Innovations such as massive open online courses (Moocs) and tablet computers had their benefits, but they did not provide an instant fix for teachers, said Wayne Holmes, a researcher at the University of London’s Institute of Education.

It was a “hollow ambition” to want every child in a school to have a tablet, unless there was a clear strategy for what teachers wanted to achieve with them, Dr Holmes told TES ahead of his appearance at the ResearchED conference in London next weekend.

His comments also precede a major report on how to improve the use of educational technology, which is to be published this autumn by the UK government’s Education Technology Action Group (Etag).

The document, which will be presented to ministers, will outline a range of short- and long-term initiatives to remove the barriers faced by schools and colleges trying to make the most of technology.

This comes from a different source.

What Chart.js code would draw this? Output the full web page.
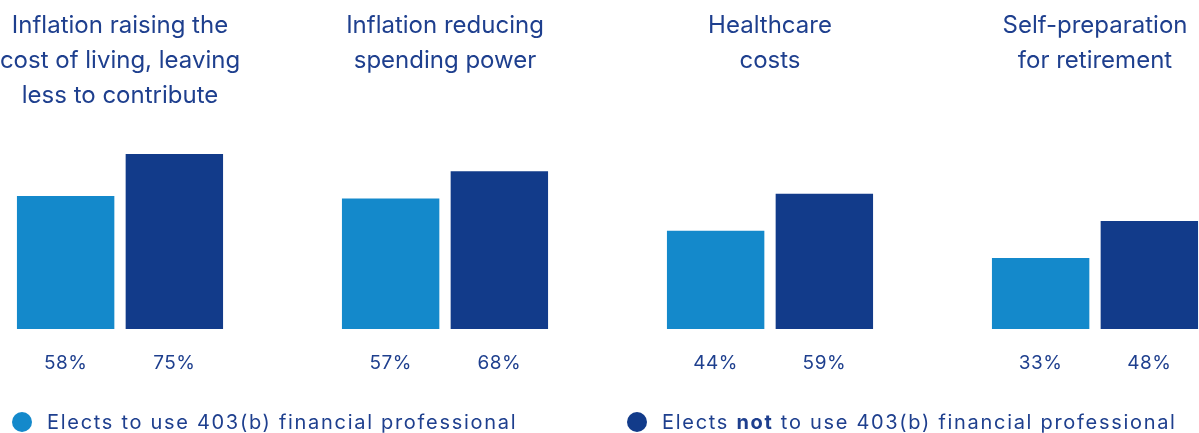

Dr Holmes, who has researched the use of computer games for learning and is director of education for the free game-based learning platform Zondle, said: “What happens is that [new technology] is always presented as: `This is it, we’ve found the solution.’ Whether it’s iPads in the classroom, whether it’s Moocs, whether it’s games. All of them are being presented as brilliant, wonderful fixes for all of the problems in the world of education.

“It means that when teachers get an opportunity to use this tech, they are disappointed. It doesn’t do what it says on the tin and they tend to abandon it quite quickly.”

He added: “The reality is that all of those technologies have something in them and it’s a complex process of fighting through all the flim-flam to get to what they can actually bring to the party.”

Dr Holmes said that one of the biggest problems was policymakers, academy chains and school leaders getting excited about innovations but failing to adequately consider how they could be integrated into classrooms. The system worked better when technology was developed in close consultation with teachers, he added, helping to solve problems they encountered rather than looking for a miracle cure.

The British Educational Suppliers Association estimates that spending on computer hardware in UK schools will rise to almost pound;600 million this year. Writing on the TES website earlier this month, leading neuroscientist Baroness Susan Greenfield was highly critical of the money spent on educational technology and argued that the funds should instead go towards higher salaries for teachers.

But Bob Harrison, a member of Etag who is also due to speak at the ResearchED conference, said it was vital for schools to embrace technology despite a lack of research showing a direct causal link between its use and improved learning outcomes.

The former headteacher and current educational adviser to tech firm Toshiba claimed that schools had a duty to prepare children for the world they lived in. He compared the provision of technology to supplying students with indoor toilets or running water.

“What’s the opportunity cost for UK plc and for children if we don’t prepare them for the digital age?” Mr Harrison said.

Policymakers and managers were still only providing funding for technology if they believed it improved results, he added, but this was “the wrong question”.

“Did we ask that question when we put inside toilets in schools? Did we ask that question when we put electricity and running water or double glazing in schools? Technology is a part of the infrastructure of learning and preparation for a digital world.”